> The request: Reproduce nothing but the lines from the start of the material through the line that includes "const yearTitles = ['2022 год', '2023 год'];", both ends included, and omit every picture.

> Data provided:
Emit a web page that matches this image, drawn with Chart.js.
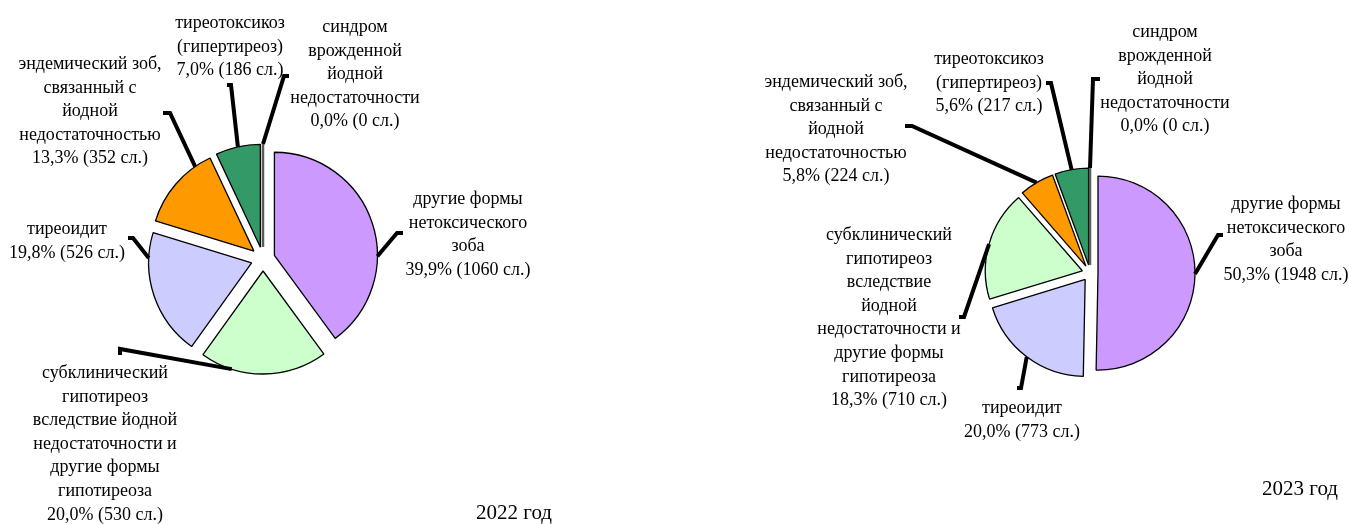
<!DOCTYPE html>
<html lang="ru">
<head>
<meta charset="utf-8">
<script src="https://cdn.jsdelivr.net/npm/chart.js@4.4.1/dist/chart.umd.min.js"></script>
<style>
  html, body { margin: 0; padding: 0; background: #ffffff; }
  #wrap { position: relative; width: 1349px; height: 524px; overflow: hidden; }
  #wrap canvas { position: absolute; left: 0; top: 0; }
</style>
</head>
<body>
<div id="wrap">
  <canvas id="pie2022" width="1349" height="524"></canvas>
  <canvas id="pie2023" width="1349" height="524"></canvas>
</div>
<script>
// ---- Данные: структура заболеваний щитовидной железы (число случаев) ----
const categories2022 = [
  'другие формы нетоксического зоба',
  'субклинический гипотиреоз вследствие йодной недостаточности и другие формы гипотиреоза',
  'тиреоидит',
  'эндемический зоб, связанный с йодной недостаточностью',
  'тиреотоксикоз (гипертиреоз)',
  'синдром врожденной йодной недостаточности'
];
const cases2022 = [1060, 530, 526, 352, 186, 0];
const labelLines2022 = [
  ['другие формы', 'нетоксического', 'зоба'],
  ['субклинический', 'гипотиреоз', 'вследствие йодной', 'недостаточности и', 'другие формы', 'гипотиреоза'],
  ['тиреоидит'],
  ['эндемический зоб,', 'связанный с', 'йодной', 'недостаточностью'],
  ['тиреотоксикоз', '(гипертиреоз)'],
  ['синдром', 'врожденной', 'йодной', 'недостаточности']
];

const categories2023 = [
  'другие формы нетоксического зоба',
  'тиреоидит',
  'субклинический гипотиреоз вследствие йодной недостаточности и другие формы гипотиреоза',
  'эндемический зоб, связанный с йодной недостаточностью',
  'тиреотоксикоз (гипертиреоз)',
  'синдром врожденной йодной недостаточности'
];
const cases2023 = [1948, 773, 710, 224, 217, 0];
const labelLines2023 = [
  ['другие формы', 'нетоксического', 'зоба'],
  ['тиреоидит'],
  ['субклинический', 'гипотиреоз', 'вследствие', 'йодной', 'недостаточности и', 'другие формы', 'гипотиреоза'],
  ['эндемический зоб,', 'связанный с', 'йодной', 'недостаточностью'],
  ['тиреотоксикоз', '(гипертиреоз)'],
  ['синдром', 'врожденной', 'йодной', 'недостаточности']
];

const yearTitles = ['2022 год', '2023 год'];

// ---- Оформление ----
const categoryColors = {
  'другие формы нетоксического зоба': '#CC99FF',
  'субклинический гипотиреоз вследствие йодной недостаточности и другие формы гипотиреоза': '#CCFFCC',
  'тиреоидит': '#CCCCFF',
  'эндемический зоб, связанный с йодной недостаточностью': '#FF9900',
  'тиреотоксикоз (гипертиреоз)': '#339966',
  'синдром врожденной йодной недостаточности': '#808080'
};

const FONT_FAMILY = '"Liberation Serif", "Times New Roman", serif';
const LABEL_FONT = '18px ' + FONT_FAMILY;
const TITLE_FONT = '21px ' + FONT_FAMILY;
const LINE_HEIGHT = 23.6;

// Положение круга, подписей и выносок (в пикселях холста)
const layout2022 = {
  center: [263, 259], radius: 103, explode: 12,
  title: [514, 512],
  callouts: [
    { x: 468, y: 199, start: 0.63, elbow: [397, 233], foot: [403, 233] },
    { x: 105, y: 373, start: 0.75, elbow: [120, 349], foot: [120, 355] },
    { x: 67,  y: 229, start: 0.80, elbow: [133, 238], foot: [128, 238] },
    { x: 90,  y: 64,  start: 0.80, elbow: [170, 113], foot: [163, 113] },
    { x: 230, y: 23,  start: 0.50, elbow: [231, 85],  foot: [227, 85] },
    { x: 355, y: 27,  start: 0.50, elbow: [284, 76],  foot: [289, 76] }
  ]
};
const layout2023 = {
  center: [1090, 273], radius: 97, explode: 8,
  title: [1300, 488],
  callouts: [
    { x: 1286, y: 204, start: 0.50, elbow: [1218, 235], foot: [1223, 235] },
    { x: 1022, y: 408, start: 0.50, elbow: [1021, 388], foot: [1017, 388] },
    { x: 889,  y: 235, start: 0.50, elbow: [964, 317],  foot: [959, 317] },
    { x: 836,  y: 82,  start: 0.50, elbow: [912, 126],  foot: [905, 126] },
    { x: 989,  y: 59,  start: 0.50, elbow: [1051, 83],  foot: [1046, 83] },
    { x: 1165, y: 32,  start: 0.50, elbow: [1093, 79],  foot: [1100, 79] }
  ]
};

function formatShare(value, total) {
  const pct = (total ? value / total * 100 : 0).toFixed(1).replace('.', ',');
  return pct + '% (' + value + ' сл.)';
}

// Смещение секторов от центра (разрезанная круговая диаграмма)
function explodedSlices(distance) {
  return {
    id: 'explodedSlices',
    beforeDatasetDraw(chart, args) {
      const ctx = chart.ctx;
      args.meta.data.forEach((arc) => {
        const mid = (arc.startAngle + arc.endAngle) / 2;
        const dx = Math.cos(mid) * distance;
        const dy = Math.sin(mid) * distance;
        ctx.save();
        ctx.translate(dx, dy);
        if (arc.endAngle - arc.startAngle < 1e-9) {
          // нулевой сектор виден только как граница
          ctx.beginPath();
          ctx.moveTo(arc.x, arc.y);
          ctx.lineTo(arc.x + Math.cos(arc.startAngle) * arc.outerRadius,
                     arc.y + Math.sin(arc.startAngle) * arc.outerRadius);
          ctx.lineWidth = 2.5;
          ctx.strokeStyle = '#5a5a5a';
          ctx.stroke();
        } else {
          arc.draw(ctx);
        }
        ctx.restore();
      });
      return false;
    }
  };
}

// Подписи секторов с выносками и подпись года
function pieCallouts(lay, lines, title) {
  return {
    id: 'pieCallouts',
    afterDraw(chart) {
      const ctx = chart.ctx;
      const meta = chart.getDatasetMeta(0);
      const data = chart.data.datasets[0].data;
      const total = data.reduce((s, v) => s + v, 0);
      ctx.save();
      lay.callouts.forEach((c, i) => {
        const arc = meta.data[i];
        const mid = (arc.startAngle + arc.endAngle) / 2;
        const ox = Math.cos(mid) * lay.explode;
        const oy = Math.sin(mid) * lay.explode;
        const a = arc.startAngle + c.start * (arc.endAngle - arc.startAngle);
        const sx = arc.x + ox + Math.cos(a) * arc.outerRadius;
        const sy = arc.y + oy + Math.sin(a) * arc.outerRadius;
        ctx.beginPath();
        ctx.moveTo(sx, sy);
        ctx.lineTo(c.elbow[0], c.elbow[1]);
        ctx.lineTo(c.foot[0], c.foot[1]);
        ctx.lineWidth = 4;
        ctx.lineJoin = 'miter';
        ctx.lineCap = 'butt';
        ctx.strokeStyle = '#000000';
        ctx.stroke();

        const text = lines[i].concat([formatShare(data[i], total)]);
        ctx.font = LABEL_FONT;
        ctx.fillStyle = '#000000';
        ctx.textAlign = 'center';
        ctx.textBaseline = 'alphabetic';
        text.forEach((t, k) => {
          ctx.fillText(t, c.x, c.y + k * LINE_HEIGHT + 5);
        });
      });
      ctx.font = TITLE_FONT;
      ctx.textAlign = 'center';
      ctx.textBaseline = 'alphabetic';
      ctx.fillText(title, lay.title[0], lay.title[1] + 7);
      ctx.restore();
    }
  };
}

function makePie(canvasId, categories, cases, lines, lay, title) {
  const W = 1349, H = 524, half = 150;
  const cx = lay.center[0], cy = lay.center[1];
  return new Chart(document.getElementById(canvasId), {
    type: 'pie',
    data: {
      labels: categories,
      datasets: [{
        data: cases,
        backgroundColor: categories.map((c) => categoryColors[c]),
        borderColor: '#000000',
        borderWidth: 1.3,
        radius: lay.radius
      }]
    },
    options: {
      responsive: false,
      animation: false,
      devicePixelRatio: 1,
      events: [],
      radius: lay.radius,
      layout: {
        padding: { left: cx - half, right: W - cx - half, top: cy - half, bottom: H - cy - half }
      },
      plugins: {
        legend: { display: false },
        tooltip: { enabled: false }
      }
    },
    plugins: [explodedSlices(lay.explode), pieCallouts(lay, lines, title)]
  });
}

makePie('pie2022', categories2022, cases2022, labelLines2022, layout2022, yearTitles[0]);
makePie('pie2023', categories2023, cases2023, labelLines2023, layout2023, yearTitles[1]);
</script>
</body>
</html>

> Output for this exercise:
Emit a web page that matches this image, drawn with Chart.js.
<!DOCTYPE html>
<html lang="ru">
<head>
<meta charset="utf-8">
<script src="https://cdn.jsdelivr.net/npm/chart.js@4.4.1/dist/chart.umd.min.js"></script>
<style>
  html, body { margin: 0; padding: 0; background: #ffffff; }
  #wrap { position: relative; width: 1349px; height: 524px; overflow: hidden; }
  #wrap canvas { position: absolute; left: 0; top: 0; }
</style>
</head>
<body>
<div id="wrap">
  <canvas id="pie2022" width="1349" height="524"></canvas>
  <canvas id="pie2023" width="1349" height="524"></canvas>
</div>
<script>
// ---- Данные: структура заболеваний щитовидной железы (число случаев) ----
const categories2022 = [
  'другие формы нетоксического зоба',
  'субклинический гипотиреоз вследствие йодной недостаточности и другие формы гипотиреоза',
  'тиреоидит',
  'эндемический зоб, связанный с йодной недостаточностью',
  'тиреотоксикоз (гипертиреоз)',
  'синдром врожденной йодной недостаточности'
];
const cases2022 = [1060, 530, 526, 352, 186, 0];
const labelLines2022 = [
  ['другие формы', 'нетоксического', 'зоба'],
  ['субклинический', 'гипотиреоз', 'вследствие йодной', 'недостаточности и', 'другие формы', 'гипотиреоза'],
  ['тиреоидит'],
  ['эндемический зоб,', 'связанный с', 'йодной', 'недостаточностью'],
  ['тиреотоксикоз', '(гипертиреоз)'],
  ['синдром', 'врожденной', 'йодной', 'недостаточности']
];

const categories2023 = [
  'другие формы нетоксического зоба',
  'тиреоидит',
  'субклинический гипотиреоз вследствие йодной недостаточности и другие формы гипотиреоза',
  'эндемический зоб, связанный с йодной недостаточностью',
  'тиреотоксикоз (гипертиреоз)',
  'синдром врожденной йодной недостаточности'
];
const cases2023 = [1948, 773, 710, 224, 217, 0];
const labelLines2023 = [
  ['другие формы', 'нетоксического', 'зоба'],
  ['тиреоидит'],
  ['субклинический', 'гипотиреоз', 'вследствие', 'йодной', 'недостаточности и', 'другие формы', 'гипотиреоза'],
  ['эндемический зоб,', 'связанный с', 'йодной', 'недостаточностью'],
  ['тиреотоксикоз', '(гипертиреоз)'],
  ['синдром', 'врожденной', 'йодной', 'недостаточности']
];

const yearTitles = ['2022 год', '2023 год'];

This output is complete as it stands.